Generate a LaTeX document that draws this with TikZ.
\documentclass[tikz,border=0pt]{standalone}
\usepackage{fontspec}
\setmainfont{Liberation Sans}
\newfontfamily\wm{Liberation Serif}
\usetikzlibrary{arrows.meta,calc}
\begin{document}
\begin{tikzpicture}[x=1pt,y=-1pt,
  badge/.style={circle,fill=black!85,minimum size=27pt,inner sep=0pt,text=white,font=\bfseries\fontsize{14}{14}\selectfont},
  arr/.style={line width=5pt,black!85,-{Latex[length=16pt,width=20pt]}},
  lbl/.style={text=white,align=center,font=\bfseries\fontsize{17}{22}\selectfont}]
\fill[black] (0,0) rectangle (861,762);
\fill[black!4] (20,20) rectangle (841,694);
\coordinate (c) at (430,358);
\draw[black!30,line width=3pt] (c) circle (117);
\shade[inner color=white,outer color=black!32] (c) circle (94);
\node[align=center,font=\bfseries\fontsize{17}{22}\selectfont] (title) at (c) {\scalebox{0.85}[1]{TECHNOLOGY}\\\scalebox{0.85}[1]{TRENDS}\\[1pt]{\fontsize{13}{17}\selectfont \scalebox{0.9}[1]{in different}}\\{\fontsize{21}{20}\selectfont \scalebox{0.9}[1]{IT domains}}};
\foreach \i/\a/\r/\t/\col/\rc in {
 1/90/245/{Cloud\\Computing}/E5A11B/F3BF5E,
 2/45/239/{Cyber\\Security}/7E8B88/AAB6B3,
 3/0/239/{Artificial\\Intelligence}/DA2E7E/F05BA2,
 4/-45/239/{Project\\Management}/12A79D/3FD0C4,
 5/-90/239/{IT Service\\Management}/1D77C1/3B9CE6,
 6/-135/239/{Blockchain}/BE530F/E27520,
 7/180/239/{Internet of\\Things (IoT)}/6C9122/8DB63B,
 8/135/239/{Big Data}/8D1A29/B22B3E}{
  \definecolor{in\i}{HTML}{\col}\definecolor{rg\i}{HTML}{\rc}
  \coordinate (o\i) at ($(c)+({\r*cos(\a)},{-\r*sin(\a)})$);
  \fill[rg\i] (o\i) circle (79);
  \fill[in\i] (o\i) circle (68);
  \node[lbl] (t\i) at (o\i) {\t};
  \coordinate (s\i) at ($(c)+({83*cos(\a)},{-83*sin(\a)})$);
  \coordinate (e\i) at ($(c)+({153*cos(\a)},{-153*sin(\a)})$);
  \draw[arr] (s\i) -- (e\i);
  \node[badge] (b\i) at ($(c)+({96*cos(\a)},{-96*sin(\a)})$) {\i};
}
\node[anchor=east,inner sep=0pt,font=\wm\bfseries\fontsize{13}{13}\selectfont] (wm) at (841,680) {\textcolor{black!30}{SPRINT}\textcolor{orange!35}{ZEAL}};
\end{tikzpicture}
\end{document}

■ ■ ■ ■ ■ ■ ■

= Exercise directions =
Your task is to output all of the data above word for word.

= Full solution =
Generate a LaTeX document that draws this with TikZ.
\documentclass[tikz,border=0pt]{standalone}
\usepackage{fontspec}
\setmainfont{Liberation Sans}
\newfontfamily\wm{Liberation Serif}
\usetikzlibrary{arrows.meta,calc}
\begin{document}
\begin{tikzpicture}[x=1pt,y=-1pt,
  badge/.style={circle,fill=black!85,minimum size=27pt,inner sep=0pt,text=white,font=\bfseries\fontsize{14}{14}\selectfont},
  arr/.style={line width=5pt,black!85,-{Latex[length=16pt,width=20pt]}},
  lbl/.style={text=white,align=center,font=\bfseries\fontsize{17}{22}\selectfont}]
\fill[black] (0,0) rectangle (861,762);
\fill[black!4] (20,20) rectangle (841,694);
\coordinate (c) at (430,358);
\draw[black!30,line width=3pt] (c) circle (117);
\shade[inner color=white,outer color=black!32] (c) circle (94);
\node[align=center,font=\bfseries\fontsize{17}{22}\selectfont] (title) at (c) {\scalebox{0.85}[1]{TECHNOLOGY}\\\scalebox{0.85}[1]{TRENDS}\\[1pt]{\fontsize{13}{17}\selectfont \scalebox{0.9}[1]{in different}}\\{\fontsize{21}{20}\selectfont \scalebox{0.9}[1]{IT domains}}};
\foreach \i/\a/\r/\t/\col/\rc in {
 1/90/245/{Cloud\\Computing}/E5A11B/F3BF5E,
 2/45/239/{Cyber\\Security}/7E8B88/AAB6B3,
 3/0/239/{Artificial\\Intelligence}/DA2E7E/F05BA2,
 4/-45/239/{Project\\Management}/12A79D/3FD0C4,
 5/-90/239/{IT Service\\Management}/1D77C1/3B9CE6,
 6/-135/239/{Blockchain}/BE530F/E27520,
 7/180/239/{Internet of\\Things (IoT)}/6C9122/8DB63B,
 8/135/239/{Big Data}/8D1A29/B22B3E}{
  \definecolor{in\i}{HTML}{\col}\definecolor{rg\i}{HTML}{\rc}
  \coordinate (o\i) at ($(c)+({\r*cos(\a)},{-\r*sin(\a)})$);
  \fill[rg\i] (o\i) circle (79);
  \fill[in\i] (o\i) circle (68);
  \node[lbl] (t\i) at (o\i) {\t};
  \coordinate (s\i) at ($(c)+({83*cos(\a)},{-83*sin(\a)})$);
  \coordinate (e\i) at ($(c)+({153*cos(\a)},{-153*sin(\a)})$);
  \draw[arr] (s\i) -- (e\i);
  \node[badge] (b\i) at ($(c)+({96*cos(\a)},{-96*sin(\a)})$) {\i};
}
\node[anchor=east,inner sep=0pt,font=\wm\bfseries\fontsize{13}{13}\selectfont] (wm) at (841,680) {\textcolor{black!30}{SPRINT}\textcolor{orange!35}{ZEAL}};
\end{tikzpicture}
\end{document}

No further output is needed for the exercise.